Netzach gathers more power in context. The sephirah is like a placeholder, ready for you to fill and energize it. There’re also aspects of endurance and fortitude, of having the patience and the strategic will to follow through on the vision of knowing where you want to go.

Netzach is correlates to the kabbalistic world of emotions. People and situations take on greater meaning, the more we are involved with them. So the greater your emotional engagement, the more likely your efforts and intentions will succeed.

Netzach is what makes manifestation possible. If you don’t show up, the energy for a given situation won’t either. If you sit on the sidelines only to think and watch and worry about failure, you’re unlikely to be victorious.

One of the deep words in kabbalah is kavannah.
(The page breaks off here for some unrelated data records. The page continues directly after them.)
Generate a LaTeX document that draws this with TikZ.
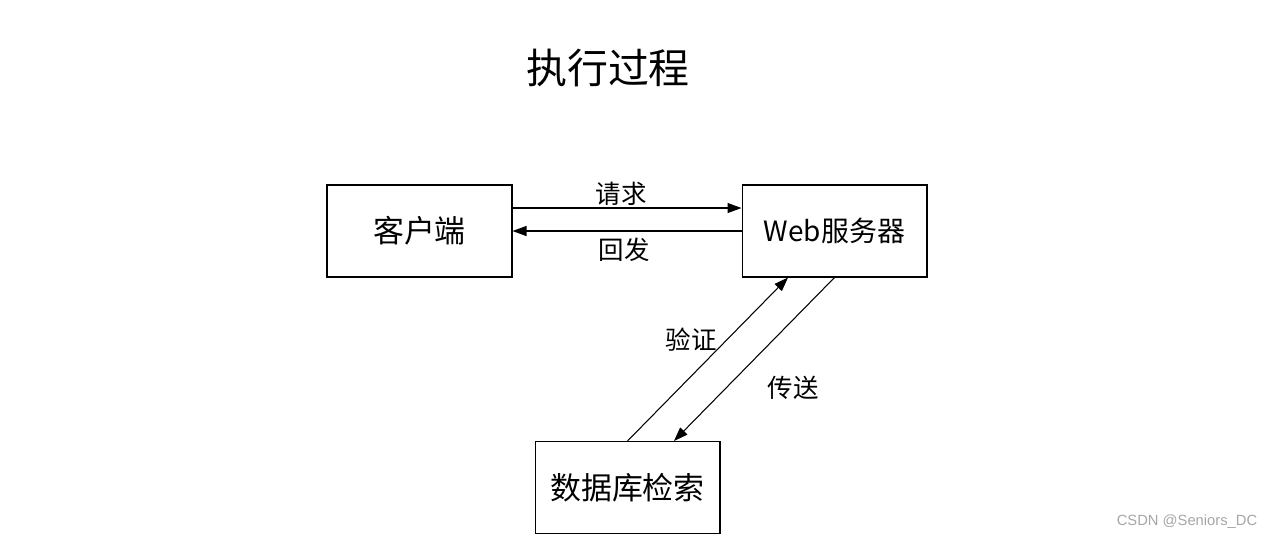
\documentclass[tikz,border=0pt]{standalone}
\usepackage{fontspec}
\usetikzlibrary{arrows.meta}
\newfontfamily\cjk{Noto Sans CJK SC}
\setsansfont{Liberation Sans}

\begin{document}
\begin{tikzpicture}[x=0.02cm,y=-0.02cm,
        box/.style={draw,line width=0.6pt,minimum width=3.7cm,minimum height=1.84cm,inner sep=0pt,font=\cjk\fontsize{17.6}{20}\selectfont},
        lbl/.style={inner sep=0pt,font=\cjk\fontsize{14.5}{16}\selectfont},
        flow/.style={line width=0.6pt,-{Triangle[length=0.28cm,width=0.2cm]}}]
        \useasboundingbox (0,0) rectangle (1273,539);
        \node[inner sep=0pt,font=\cjk\fontsize{23.3}{26}\selectfont] (title) at (608,68) {执行过程};
        \node[box] (client) at (419.5,231) {客户端};
        \node[box,font=\cjk\fontsize{15.9}{18}\selectfont] (web) at (834.5,231) {Web服务器};
        \node[box] (db) at (627.5,487.5) {数据库检索};
        % client <-> web
        \draw[flow] ([yshift=0.46cm]client.east) -- ([yshift=0.46cm]web.west);
        \draw[flow] (web.west) -- (client.east);
        \node[lbl] (req) at (621,194) {请求};
        \node[lbl] (resp) at (624,250) {回发};
        % web <-> db
        \draw[flow] (db.north) -- ([xshift=-0.93cm]web.south);
        \draw[flow] (web.south) -- ([xshift=0.93cm]db.north);
        \node[lbl] (check) at (691,340) {验证};
        \node[lbl] (send) at (793,388) {传送};
        \node[inner sep=0pt,text=gray!70,font=\sffamily\fontsize{8.4}{10}\selectfont] (mark) at (1187,522) {CSDN @Seniors\_DC};
\end{tikzpicture}
\end{document}
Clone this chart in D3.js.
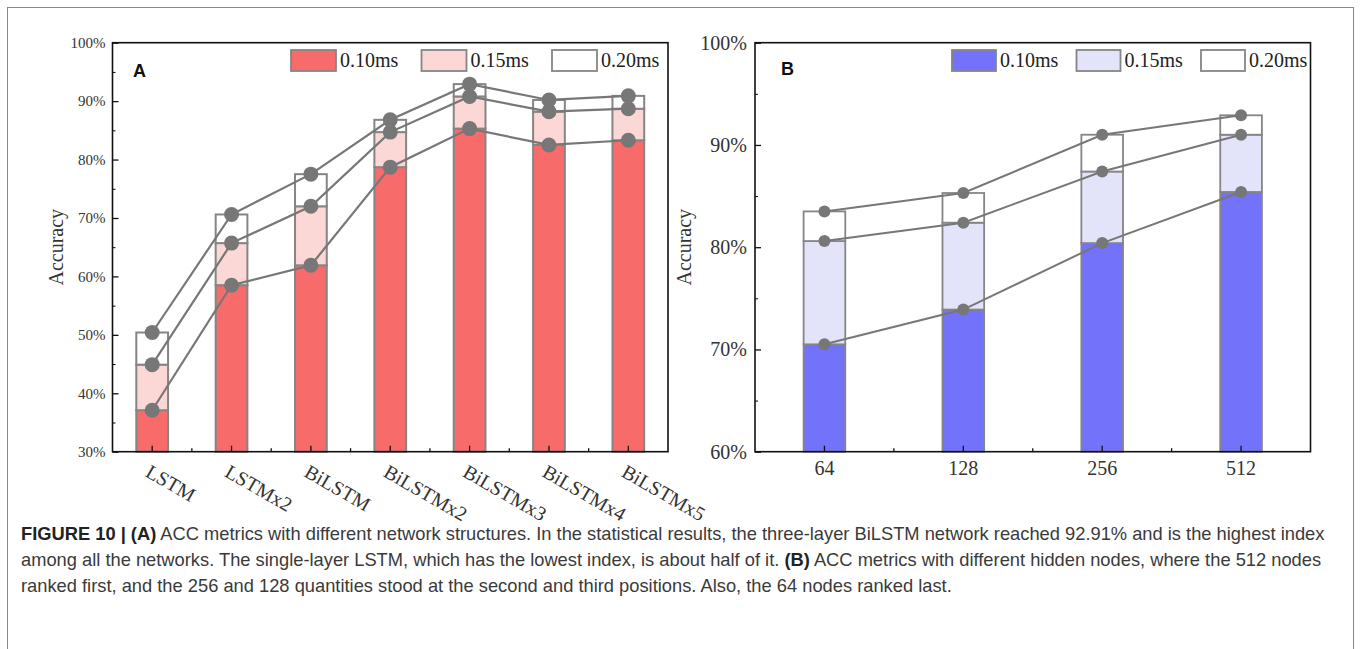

It means intention or commitment, not just in the I wanna sense but in the I vow, I commit, I will sense. Netzach is when you make kavannah. When you put some oomph behind your words. Instead of just saying you’re going to clean out the garage, you grab the bucket/gloves, clear the drive, and start picking up and moving things. If you want a promotion, or a new job, or a new partner, what will you do to earn it?

Think about what motivates and energizes you. What makes you willing to get out of your routine, to reach higher, further, and with more effort for a goal? Try to remember times when you have been inspired and those when you have been a slacker. What gets you engaged vs. what makes you sit things out? What motivates you vs. what makes you feel/act like a shopping cart with a bad wheel? What would it take to change that?

Are you ready to feel energized again? Remember how much fun it can be.